The introduction of Microsoft Corp.’s Visual Studio .Net drew a lot of attention to issues such as whether C# is preferable to Java and how the .Net framework compares with the Java 2 Enterprise Edition framework.
My recommendation is to go with Java and J2EE, in part because they’re maturing so quickly, but mostly because they don’t tie you to Windows as a development platform.
But with all this fuss being made about C# versus Java and the competing frameworks, it’s easy to forget that there are many other options for application development. My favourite is Qt, from Trolltech AS. The latest version of Qt, Version 3.0, is the foundation for the phenomenal K Desktop Environment (KDE). I’m crazy about KDE 3.0, so it should come as no surprise that I’m equally enamoured with Qt.
Qt is a set of C++ libraries and visual-development tools. It’s available for Windows, Mac OS and just about every flavour of Unix including Linux and many handheld devices, such as the Sharp Zaurus. The Qt application program interface (API) is virtually identical for all desktop platforms, so you can create a single source-code base and should be able to compile it without modification for all the supported operating systems.
The latest version of Qt includes support for SQL access to databases via plug-ins that support Open Database Connectivity, Oracle, Sybase, MySQL and PostgreSQL. It has a broad range of XML objects and functions and supports OpenGL 3-D graphics, customizable graphical user interface themes, layout managers to help an application look its best on any platform and more.
The Qt API has expanded so dramatically during the past couple of years that one might get the impression that it’s getting too bloated to be useful. But you can get the source code to Qt, and the configuration step for compiling your own Qt libraries makes it very easy to eliminate the features you don’t need, so you can trim Qt down to nearly any size you want.
The handheld support is especially fascinating. Trolltech offers a complete handheld desktop environment called Qtopia. It includes Java support and comes with dozens of applications, including a full range of personal information management programs like those you get with a Palm device.
All of the aforementioned software is open source and free, as long as you distribute your applications according to the requirements of the GNU General Public License. (You must also make your source code available.) If you want to sell proprietary applications based on Qt, you have to pay licence fees to Trolltech. The licence fees seem a little steep at more than US$3,000 per developer for the enterprise edition of Qt, but it’s well worth it.
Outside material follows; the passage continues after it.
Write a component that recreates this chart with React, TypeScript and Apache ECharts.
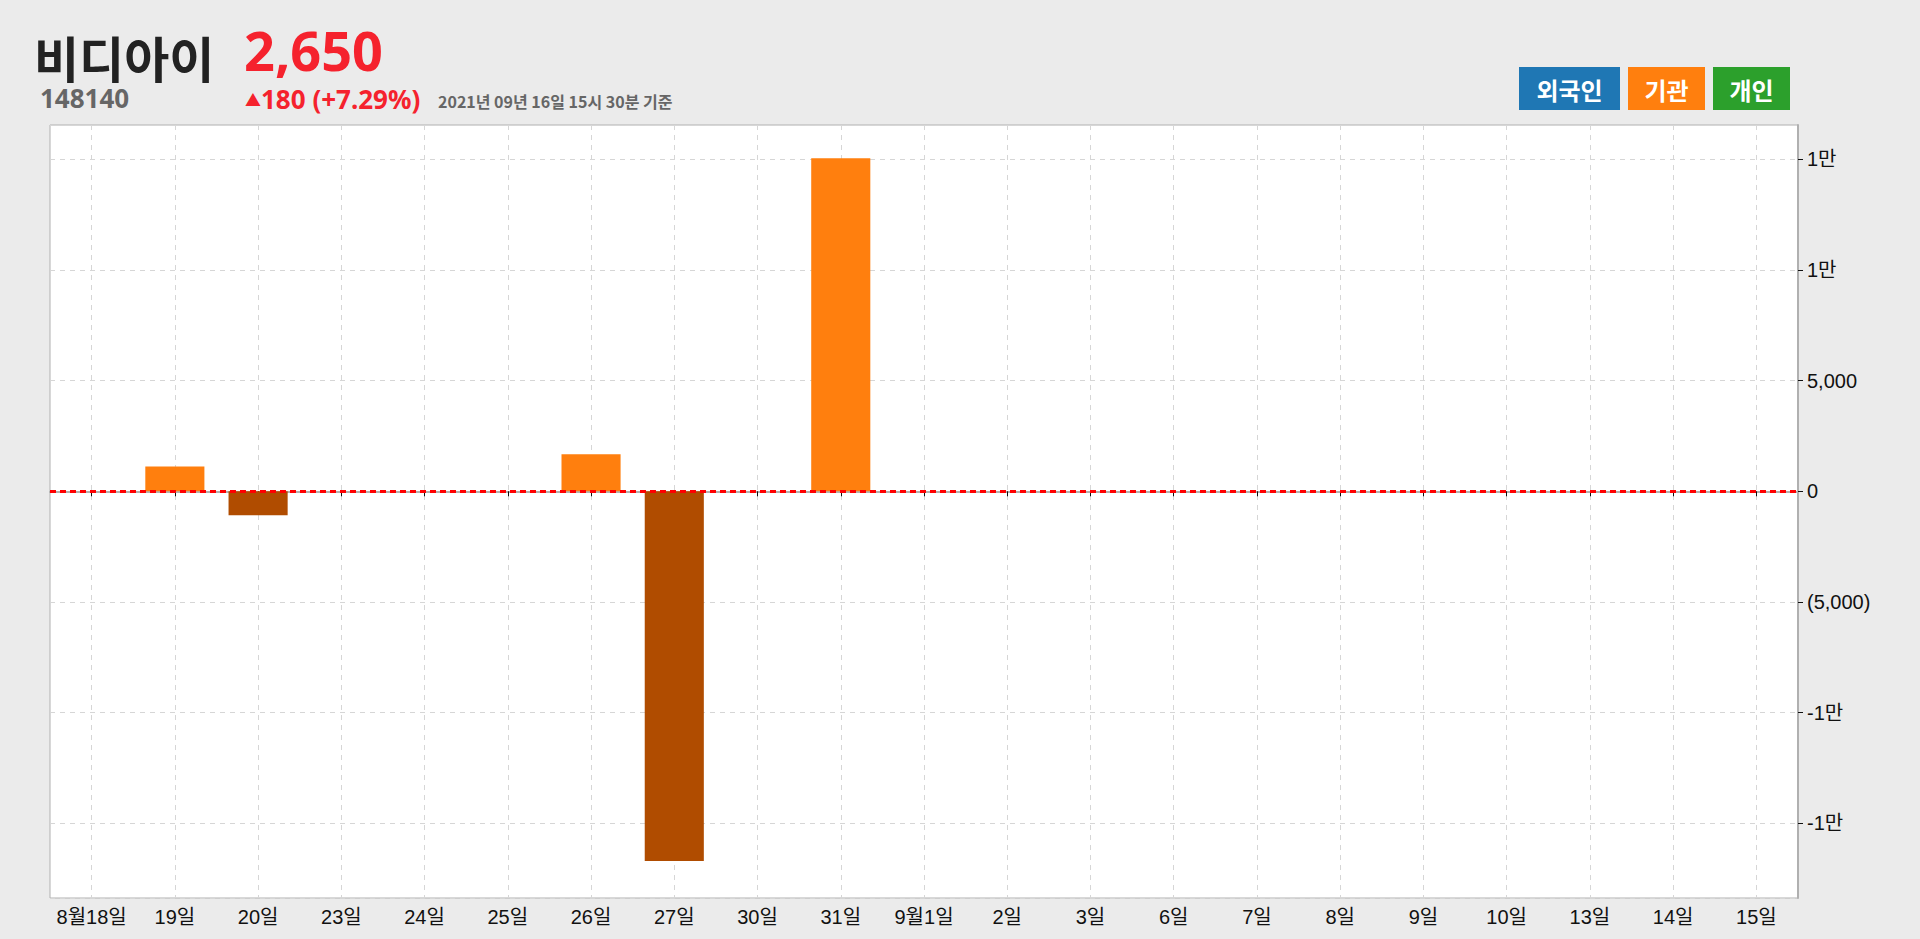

Some programmers balk at using Qt because it relies on C++ instead of C. Personally, I suspect that many of them claim the problem is with C++ but that their real reluctance lies in their inability to conceptualize object-oriented programming techniques. That’s not to say that C++ is an ideal language. Java was designed to eliminate many of the weaknesses in C++, and it does that job very well. But there’s still room for C++ in your arsenal of languages.
The other objection to C++ is that it’s slower than C. But let’s face it – we gave up some speed when we graduated from assembler to C many years ago. I don’t see why we can’t give up a bit more speed to gain the advantages of C++ and tools like Qt. Certainly, if you’re considering Java or C#, you’ve already decided that raw speed isn’t the determining factor in your choice of language.
Java boasts the best degree of platform neutrality. C# could eventually give Java and C++ with Qt some serious competition, if anyone successfully ports the .Net framework to other platforms. But if you want to use the lean, mean C++ to build applications that will have the widest audience, I don’t see how you can beat the combination of C++ and Qt.